§ **The request**: Can you find the lines of the listing that include "this" and copy every one?

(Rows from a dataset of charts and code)
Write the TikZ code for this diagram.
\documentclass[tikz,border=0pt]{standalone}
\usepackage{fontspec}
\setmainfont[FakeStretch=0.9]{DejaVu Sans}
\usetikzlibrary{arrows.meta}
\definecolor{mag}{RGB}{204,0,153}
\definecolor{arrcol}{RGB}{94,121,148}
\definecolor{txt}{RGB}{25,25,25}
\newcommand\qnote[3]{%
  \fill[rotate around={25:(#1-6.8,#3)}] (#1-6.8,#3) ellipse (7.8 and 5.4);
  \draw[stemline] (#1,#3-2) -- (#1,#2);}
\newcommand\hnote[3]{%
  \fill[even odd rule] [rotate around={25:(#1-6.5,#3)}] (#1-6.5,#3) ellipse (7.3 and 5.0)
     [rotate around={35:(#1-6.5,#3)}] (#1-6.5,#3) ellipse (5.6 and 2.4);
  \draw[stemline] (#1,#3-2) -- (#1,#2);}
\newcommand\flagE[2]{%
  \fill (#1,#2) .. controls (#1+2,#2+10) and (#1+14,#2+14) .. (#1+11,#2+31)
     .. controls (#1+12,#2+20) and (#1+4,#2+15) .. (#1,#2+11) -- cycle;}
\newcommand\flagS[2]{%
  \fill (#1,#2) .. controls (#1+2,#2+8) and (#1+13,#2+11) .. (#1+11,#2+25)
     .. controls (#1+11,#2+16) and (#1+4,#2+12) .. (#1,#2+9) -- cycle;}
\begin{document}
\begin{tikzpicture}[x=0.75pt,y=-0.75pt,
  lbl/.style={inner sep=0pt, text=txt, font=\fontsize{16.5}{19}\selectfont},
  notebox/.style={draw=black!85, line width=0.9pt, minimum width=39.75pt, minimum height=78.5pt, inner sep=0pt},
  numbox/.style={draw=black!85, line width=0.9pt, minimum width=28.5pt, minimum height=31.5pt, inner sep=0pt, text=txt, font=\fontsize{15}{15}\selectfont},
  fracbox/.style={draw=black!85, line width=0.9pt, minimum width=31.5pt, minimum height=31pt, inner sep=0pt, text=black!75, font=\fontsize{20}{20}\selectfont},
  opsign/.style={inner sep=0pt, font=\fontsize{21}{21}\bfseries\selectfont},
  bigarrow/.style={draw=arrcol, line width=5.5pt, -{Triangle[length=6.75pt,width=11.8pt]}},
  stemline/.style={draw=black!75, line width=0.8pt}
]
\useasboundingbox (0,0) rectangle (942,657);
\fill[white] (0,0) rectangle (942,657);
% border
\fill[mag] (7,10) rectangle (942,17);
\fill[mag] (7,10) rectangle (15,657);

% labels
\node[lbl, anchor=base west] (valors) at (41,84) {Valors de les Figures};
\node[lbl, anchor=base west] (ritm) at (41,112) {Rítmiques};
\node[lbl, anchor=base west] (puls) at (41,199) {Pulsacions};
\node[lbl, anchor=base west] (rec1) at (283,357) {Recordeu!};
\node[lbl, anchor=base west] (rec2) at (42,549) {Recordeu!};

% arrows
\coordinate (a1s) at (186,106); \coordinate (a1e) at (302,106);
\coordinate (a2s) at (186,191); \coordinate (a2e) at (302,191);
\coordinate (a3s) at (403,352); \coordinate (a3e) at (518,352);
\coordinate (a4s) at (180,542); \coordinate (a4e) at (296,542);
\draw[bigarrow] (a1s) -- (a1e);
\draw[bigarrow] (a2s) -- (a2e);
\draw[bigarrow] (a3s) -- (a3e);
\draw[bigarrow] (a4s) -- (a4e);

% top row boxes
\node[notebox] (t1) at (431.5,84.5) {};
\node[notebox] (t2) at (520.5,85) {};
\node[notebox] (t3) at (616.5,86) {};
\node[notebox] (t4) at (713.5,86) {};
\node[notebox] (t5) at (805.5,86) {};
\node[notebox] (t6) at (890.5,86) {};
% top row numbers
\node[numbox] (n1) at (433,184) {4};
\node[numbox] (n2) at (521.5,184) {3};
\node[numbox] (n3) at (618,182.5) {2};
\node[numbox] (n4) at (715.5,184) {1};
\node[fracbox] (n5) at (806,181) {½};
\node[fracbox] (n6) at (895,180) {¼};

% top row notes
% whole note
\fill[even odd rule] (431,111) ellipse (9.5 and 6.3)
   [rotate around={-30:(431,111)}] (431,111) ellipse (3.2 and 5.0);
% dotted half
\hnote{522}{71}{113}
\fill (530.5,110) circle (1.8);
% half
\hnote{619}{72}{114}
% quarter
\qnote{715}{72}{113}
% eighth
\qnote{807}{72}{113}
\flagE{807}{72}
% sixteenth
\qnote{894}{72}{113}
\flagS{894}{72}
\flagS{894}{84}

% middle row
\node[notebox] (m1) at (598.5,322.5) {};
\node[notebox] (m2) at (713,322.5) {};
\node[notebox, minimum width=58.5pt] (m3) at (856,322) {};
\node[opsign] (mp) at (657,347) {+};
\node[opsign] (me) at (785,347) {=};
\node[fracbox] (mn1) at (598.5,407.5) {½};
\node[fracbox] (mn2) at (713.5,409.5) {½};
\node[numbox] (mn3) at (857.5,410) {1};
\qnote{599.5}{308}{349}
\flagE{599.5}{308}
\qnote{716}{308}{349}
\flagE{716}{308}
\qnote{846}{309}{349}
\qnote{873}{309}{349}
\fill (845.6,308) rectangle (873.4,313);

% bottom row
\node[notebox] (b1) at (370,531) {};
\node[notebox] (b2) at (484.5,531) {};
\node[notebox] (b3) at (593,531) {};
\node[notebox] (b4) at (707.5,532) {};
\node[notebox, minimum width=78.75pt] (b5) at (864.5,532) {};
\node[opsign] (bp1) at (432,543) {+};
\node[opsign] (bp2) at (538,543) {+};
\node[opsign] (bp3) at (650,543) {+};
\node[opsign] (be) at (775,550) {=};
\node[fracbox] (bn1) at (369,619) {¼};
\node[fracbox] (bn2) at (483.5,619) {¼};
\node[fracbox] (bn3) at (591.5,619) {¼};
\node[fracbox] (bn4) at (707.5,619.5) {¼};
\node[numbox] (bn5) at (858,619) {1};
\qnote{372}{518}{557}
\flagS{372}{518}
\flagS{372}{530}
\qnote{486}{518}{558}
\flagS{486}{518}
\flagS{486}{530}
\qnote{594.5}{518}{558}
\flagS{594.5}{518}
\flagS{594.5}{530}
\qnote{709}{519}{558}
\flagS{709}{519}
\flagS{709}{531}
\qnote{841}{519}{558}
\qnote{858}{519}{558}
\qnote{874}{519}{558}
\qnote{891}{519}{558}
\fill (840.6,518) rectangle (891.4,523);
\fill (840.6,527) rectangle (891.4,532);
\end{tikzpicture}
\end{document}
---
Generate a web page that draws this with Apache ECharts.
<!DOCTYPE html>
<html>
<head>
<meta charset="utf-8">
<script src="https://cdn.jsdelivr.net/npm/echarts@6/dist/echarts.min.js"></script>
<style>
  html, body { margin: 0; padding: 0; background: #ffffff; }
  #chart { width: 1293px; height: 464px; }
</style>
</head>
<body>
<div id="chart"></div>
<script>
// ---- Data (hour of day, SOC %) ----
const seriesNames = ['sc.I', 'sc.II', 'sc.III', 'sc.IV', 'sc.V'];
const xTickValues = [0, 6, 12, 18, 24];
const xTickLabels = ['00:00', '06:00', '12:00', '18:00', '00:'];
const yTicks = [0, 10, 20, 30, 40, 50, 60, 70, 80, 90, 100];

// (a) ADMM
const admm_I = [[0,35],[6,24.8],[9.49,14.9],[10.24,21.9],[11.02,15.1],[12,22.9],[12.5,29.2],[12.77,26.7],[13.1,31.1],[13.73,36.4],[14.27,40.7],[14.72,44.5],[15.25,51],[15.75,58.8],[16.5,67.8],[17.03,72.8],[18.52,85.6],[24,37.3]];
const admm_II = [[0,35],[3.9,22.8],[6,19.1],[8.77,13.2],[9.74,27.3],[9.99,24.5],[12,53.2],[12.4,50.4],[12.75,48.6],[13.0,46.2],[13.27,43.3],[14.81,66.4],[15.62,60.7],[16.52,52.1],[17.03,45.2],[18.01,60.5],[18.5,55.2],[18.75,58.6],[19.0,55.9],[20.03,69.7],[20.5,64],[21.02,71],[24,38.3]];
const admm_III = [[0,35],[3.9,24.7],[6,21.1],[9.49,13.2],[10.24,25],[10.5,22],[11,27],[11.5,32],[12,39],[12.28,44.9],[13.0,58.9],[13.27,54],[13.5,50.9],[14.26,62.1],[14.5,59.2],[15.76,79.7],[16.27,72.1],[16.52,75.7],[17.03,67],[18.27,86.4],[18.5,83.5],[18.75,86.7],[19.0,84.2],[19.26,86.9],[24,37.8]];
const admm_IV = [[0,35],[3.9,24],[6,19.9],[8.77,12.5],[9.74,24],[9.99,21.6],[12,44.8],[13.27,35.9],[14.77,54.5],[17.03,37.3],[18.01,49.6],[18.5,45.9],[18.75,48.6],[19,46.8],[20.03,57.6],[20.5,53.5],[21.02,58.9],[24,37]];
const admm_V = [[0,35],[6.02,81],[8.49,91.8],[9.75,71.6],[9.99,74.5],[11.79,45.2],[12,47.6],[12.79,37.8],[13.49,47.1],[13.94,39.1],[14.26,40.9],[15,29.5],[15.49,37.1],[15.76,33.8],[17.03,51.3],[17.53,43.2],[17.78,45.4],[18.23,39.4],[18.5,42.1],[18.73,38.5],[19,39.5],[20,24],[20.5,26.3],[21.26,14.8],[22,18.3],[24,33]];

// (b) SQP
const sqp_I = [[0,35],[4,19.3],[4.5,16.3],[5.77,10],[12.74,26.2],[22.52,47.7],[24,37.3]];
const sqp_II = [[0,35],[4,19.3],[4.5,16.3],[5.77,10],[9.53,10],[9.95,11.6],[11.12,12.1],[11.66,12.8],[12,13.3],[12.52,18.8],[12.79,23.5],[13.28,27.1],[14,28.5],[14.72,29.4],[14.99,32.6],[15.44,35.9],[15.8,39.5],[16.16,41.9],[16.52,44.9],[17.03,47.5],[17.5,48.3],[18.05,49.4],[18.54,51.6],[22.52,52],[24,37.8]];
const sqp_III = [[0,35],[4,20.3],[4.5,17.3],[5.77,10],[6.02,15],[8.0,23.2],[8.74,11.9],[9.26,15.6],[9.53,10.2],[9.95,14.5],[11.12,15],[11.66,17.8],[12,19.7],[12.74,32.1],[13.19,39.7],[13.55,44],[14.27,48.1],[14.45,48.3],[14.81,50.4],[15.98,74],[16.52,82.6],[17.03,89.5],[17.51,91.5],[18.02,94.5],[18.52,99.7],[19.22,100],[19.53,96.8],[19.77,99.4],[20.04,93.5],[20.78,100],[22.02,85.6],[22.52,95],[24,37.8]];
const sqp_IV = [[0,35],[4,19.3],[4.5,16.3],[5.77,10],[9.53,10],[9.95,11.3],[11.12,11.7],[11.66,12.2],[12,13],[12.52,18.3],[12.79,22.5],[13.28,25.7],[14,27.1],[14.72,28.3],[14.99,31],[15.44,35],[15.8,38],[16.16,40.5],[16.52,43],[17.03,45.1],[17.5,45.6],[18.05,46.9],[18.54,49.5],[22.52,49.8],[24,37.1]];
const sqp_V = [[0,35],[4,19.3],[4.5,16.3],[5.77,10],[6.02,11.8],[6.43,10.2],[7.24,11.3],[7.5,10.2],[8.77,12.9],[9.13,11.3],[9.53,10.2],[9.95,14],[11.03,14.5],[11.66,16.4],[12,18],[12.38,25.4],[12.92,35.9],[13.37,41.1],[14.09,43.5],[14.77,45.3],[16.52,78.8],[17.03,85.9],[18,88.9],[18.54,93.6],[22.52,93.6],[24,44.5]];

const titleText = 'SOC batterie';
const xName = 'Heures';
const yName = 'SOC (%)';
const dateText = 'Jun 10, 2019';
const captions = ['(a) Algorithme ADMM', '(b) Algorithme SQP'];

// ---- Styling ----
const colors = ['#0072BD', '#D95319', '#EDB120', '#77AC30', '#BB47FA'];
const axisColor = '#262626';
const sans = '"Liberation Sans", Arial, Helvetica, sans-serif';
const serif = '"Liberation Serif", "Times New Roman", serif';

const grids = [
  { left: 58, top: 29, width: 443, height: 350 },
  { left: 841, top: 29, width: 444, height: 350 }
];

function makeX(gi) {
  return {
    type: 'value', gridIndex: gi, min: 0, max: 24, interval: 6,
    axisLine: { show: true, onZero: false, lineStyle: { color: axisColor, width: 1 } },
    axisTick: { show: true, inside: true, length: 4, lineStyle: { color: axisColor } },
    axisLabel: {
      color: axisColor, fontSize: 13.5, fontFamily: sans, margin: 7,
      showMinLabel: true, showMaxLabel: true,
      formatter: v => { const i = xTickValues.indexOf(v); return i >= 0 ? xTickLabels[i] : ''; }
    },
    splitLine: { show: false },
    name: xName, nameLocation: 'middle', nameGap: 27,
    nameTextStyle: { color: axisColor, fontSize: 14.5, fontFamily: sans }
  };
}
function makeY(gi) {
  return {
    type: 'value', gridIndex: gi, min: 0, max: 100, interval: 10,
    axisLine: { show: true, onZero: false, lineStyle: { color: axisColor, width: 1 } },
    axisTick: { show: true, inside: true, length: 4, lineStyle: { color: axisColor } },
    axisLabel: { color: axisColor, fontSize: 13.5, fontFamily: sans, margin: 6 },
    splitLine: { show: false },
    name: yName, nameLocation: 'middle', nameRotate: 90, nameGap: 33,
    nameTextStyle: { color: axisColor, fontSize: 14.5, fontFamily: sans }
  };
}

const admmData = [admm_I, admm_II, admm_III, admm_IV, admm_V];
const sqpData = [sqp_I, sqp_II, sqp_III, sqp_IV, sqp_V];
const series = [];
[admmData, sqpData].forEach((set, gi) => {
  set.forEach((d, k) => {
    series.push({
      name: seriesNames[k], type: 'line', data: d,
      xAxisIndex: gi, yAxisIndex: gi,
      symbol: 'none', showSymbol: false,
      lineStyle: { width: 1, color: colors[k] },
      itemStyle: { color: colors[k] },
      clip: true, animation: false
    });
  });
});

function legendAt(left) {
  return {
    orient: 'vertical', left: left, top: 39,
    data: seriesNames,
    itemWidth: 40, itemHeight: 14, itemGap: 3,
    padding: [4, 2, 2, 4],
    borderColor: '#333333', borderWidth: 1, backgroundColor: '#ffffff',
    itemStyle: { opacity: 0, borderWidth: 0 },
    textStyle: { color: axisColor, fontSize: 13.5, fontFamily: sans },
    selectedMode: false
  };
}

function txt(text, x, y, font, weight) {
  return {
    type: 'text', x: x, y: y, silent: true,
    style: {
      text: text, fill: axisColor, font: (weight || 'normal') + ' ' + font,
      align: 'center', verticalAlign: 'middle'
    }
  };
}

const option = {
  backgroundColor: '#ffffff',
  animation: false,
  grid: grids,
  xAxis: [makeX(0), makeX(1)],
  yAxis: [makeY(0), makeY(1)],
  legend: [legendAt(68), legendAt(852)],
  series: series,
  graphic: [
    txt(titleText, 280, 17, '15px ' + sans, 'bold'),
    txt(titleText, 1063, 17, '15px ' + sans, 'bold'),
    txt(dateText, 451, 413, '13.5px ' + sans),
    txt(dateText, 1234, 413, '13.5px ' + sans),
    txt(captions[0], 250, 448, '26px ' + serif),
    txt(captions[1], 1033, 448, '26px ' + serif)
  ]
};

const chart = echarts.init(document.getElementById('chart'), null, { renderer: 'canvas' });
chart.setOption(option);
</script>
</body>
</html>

§ **Full solution**:
Write the TikZ code for this diagram.
Generate a web page that draws this with Apache ECharts.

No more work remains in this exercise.